Driving innovation to support growth and stay ahead

Innovation is vital to the perpetual success of any organization. For iLOQ, innovation means continuing to come up with something new that puts us ahead of our competitors and ensures the growth and profitability of our business. Growth is also vital for acquiring new investments, assets and talents.

iLOQ is a company that was founded on innovation. Over a decade ago, we came up with a solution that shook the 100-year-old-plus locking industry to its core. And we want to do it again and again; to continue to set the standards in the locking industry, and show the way that others need to follow.

In 2007, we introduced the world’s first electronic locking system that harvests energy for unlocking from key insertion. No batteries or cables were needed. And in 2016, we pushed the boundaries of innovation again by releasing the product family that utilizes NFC technology to its full potential. A smartphone became both a key and a power source.

How do we measure our success? Well, there are business metrics such as ROIC (return on invested capital) and NVP (net present value), the awards (plenty of those) and the patents that are the envy of our competitors. But something we hold close to our hearts is our satisfied customers. At 69 (in the 2019 customer satisfaction survey), and with an industry average of 37, iLOQ has one of the best Net Promoter Scores (NPS) in the locking/access control industry. The NPS is a metric used in customer experience programs to gauge the loyalty of customer relationships.

What can be done to speed up innovation?

Innovating is not only a task for R&D, but for the entire organization and external stakeholders, such as resellers, end users, suppliers and the academic world. R&D must of course follow and sense what new technologies may enable future innovations and make scenarios, but some innovations are already doable today, but we just don’t see them because we are so excited to perform our daily tasks.

A vastly under-utilized resource in companies is the whole personnel. We just need to find the ways to better harness their skills. Examples could include:

  1. Make everyone responsible – don’t just have ‘Team X’ that is responsible for innovation. Encourage, for example, Mr X from sales from country X to contribute their ideas.
  2. Create lean programs, processes and tools – and make them transparent. Allow people to see what happened to their idea and why. Give frames and scoring/prioritizing criteria.
  3. Make innovation visible to all; pick someone to drive it (the higher in the company the better), people to support it (a core team) and link it somehow to the strategy, not just another project. Some companies measure the number of new patents per year as one KPI, but this may limit the focus too much on technology. It’s important to consider that innovation is not just a technology or product. It can also be a new business or service model, a new process or a channel.
  4. Ensure fast and tactical funding that is available when needed. It is said that disruption is the new competition, such as start-ups without legacy systems.

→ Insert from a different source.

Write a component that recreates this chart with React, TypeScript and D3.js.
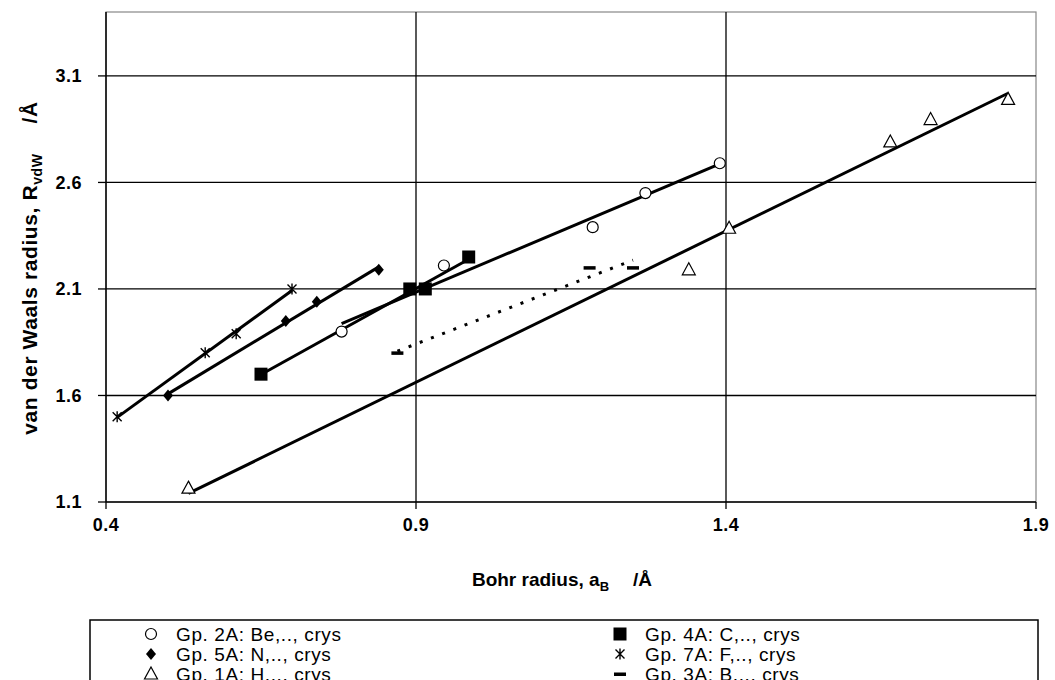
import React from "react";
import * as d3 from "d3";

// axis ticks
const xTicks = [0.4, 0.9, 1.4, 1.9];
const yTicks = [1.1, 1.6, 2.1, 2.6, 3.1];

// series: Bohr radius (x) vs van der Waals radius (y)
const beX = [0.78, 0.945, 1.185, 1.27, 1.39];
const beY = [1.9, 2.21, 2.39, 2.55, 2.69];
const nX = [0.5, 0.69, 0.74, 0.84];
const nY = [1.6, 1.95, 2.04, 2.19];
const hX = [0.533, 1.34, 1.405, 1.665, 1.73, 1.855];
const hY = [1.165, 2.19, 2.385, 2.79, 2.895, 2.99];
const cX = [0.65, 0.89, 0.915, 0.985];
const cY = [1.7, 2.1, 2.1, 2.25];
const fX = [0.418, 0.56, 0.61, 0.7];
const fY = [1.5, 1.8, 1.89, 2.1];
const bX = [0.87, 1.18, 1.25];
const bY = [1.8, 2.2, 2.2];

const series = [
  { label: "Gp. 2A: Be,.., crys", xs: beX, ys: beY, marker: "circle", dotted: false },
  { label: "Gp. 5A: N,.., crys", xs: nX, ys: nY, marker: "diamond", dotted: false },
  { label: "Gp. 1A: H,.., crys", xs: hX, ys: hY, marker: "triangle", dotted: false },
  { label: "Gp. 4A: C,.., crys", xs: cX, ys: cY, marker: "square", dotted: false },
  { label: "Gp. 7A: F,.., crys", xs: fX, ys: fY, marker: "star", dotted: false },
  { label: "Gp. 3A: B,.., crys", xs: bX, ys: bY, marker: "dash", dotted: true },
];

const W = 1055;
const H = 680;
const left = 106, right = 1036, top = 12, bottom = 502;

// least-squares trend line over the range of x
function trend(xs: number[], ys: number[]): [number, number][] {
  const mx = d3.mean(xs)!;
  const my = d3.mean(ys)!;
  let sxx = 0, sxy = 0;
  xs.forEach((x, i) => {
    sxx += (x - mx) * (x - mx);
    sxy += (x - mx) * (ys[i] - my);
  });
  const k = sxy / sxx;
  const [x0, x1] = d3.extent(xs) as [number, number];
  return [[x0, my + k * (x0 - mx)], [x1, my + k * (x1 - mx)]];
}

function Marker({ type, x, y }: { type: string; x: number; y: number }) {
  switch (type) {
    case "circle":
      return <circle cx={x} cy={y} r={5.5} fill="white" stroke="black" strokeWidth={1.2} />;
    case "diamond":
      return <path d={`M${x},${y - 6}L${x + 5},${y}L${x},${y + 6}L${x - 5},${y}Z`} fill="black" />;
    case "triangle":
      return <path d={`M${x},${y - 7}L${x + 6.5},${y + 5}L${x - 6.5},${y + 5}Z`} fill="white" stroke="black" strokeWidth={1.2} />;
    case "square":
      return <rect x={x - 6.5} y={y - 6.5} width={13} height={13} fill="black" />;
    case "star":
      return (
        <path
          d={`M${x - 4.5},${y - 4.5}L${x + 4.5},${y + 4.5}M${x + 4.5},${y - 4.5}L${x - 4.5},${y + 4.5}M${x},${y - 5.5}L${x},${y + 5.5}`}
          stroke="black" strokeWidth={1.4} fill="none" />
      );
    default:
      return <rect x={x - 6} y={y - 1.5} width={12} height={3.5} fill="black" />;
  }
}

export default function App() {
  const x = d3.scaleLinear().domain([0.4, 1.9]).range([left, right]);
  const y = d3.scaleLinear().domain([1.1, 3.4]).range([bottom, top]);
  const line = d3.line<[number, number]>().x((d) => x(d[0])).y((d) => y(d[1]));

  const font = "'Liberation Sans', Arial, sans-serif";

  return (
    <svg width={W} height={H} style={{ position: "absolute", left: 0, top: 0, background: "white" }}
      fontFamily={font}>
      <rect x={0} y={0} width={W} height={H} fill="white" />

      {/* plot frame */}
      <rect x={left} y={top} width={right - left} height={bottom - top} fill="none" stroke="#888" strokeWidth={1.2} />

      {/* grid */}
      {yTicks.slice(1).map((t) => (
        <line key={"gy" + t} x1={left} x2={right} y1={y(t)} y2={y(t)} stroke="black" strokeWidth={1.3} />
      ))}
      {xTicks.slice(1, -1).map((t) => (
        <line key={"gx" + t} x1={x(t)} x2={x(t)} y1={top} y2={bottom} stroke="black" strokeWidth={1.3} />
      ))}

      {/* axes */}
      <line x1={left} x2={left} y1={top} y2={bottom} stroke="black" strokeWidth={1.5} />
      <line x1={left} x2={right} y1={bottom} y2={bottom} stroke="black" strokeWidth={1.5} />
      {yTicks.map((t) => (
        <g key={"ty" + t}>
          <line x1={left - 8} x2={left} y1={y(t)} y2={y(t)} stroke="black" strokeWidth={1.3} />
          <text x={82} y={y(t)} dy="0.35em" textAnchor="end" fontSize={18} fontWeight="bold"
            letterSpacing={0.5}>{t.toFixed(1)}</text>
        </g>
      ))}
      {xTicks.map((t) => (
        <g key={"tx" + t}>
          <line x1={x(t)} x2={x(t)} y1={bottom} y2={bottom + 7} stroke="black" strokeWidth={1.3} />
          <text x={x(t)} y={bottom + 29} textAnchor="middle" fontSize={18} fontWeight="bold"
            letterSpacing={0.5}>{t.toFixed(1)}</text>
        </g>
      ))}

      {/* axis titles */}
      <text x={562} y={586} textAnchor="middle" fontSize={19} fontWeight="bold">
        Bohr radius, a<tspan fontSize={13} dy={5}>B</tspan>
        <tspan dy={-5} dx={24}>/Å</tspan>
      </text>
      <text transform="translate(37,268) rotate(-90)" textAnchor="middle" fontSize={21} fontWeight="bold"
        letterSpacing={0.6}>
        van der Waals radius, R<tspan fontSize={14} dy={5}>vdW</tspan>
        <tspan dy={-5} dx={30}>/Å</tspan>
      </text>

      {/* trend lines */}
      {series.map((s) => (
        <path key={"l" + s.label} d={line(trend(s.xs, s.ys)) || ""} fill="none" stroke="black"
          strokeWidth={3} strokeDasharray={s.dotted ? "3,9" : undefined} />
      ))}

      {/* points */}
      {series.map((s) =>
        s.xs.map((v, i) => <Marker key={s.label + i} type={s.marker} x={x(v)} y={y(s.ys[i])} />)
      )}

      {/* legend */}
      <rect x={90} y={620} width={948} height={80} fill="white" stroke="black" strokeWidth={1.5} />
      {series.map((s, i) => {
        const col = Math.floor(i / 3);
        const row = i % 3;
        const mx = col === 0 ? 151 : 620;
        const my = 634 + row * 20;
        return (
          <g key={"lg" + s.label}>
            <Marker type={s.marker} x={mx} y={my} />
            <text x={mx + 25} y={my} dy="0.36em" fontSize={19} letterSpacing={0.6}>{s.label}</text>
          </g>
        );
      })}
    </svg>
  );
}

Start-ups can innovate fast, pitch a lot, make quick prototypes, make noise and do all this almost without any money. But, when it is time to scale up, funding might become a problem. Funding is also a problem if it is too fixed, and set once a year, because we don’t know yet (or in Q4) what the winning ideas require and when. In small and medium-sized enterprises, the funding can also be a mix of different sources, flexible and not too bureaucratic (slow).
  5. Above all else, having the right culture is also always essential. In iLOQ, this is embedded into our organization’s DNA.

One difficult question is, should a company fund and develop ideas that might have potential in the distant future but that are not yet fully aligned with its strategy and core business? Development work, even MVP (minimum viable products), takes time, uses often limited resources, and the outcome is uncertain. But it may bring some benefits later such as selling the idea forward, feeding input back to the strategy, or providing findings for an innovation that is aligned with the core business. How can you know? One way is to apply McKinsey’s Three Horizons Model where mid- and long-term ideas are weighted and treated separately. This model has been challenged lately by saying that developing a long-term idea doesn’t necessarily need to take a long time. Here, some start-up methods and collaboration models are valuable.

Most leaders/executives believe in innovation, but only a few think their organizations are effective at it. Many new business mantras have ‘downgraded’ innovation. But innovation is not dead, and nor should it be outsourced to the start-ups. There are good ways and tools today to manage and lead innovation in collaboration. Even though the same tools and processes are available for all companies, I believe that a permissive and common culture, motivating leadership, customers and channels that score your NPS high and a bit of an entrepreneurial spirit will count in the end. iLOQ definitely has these attributes already.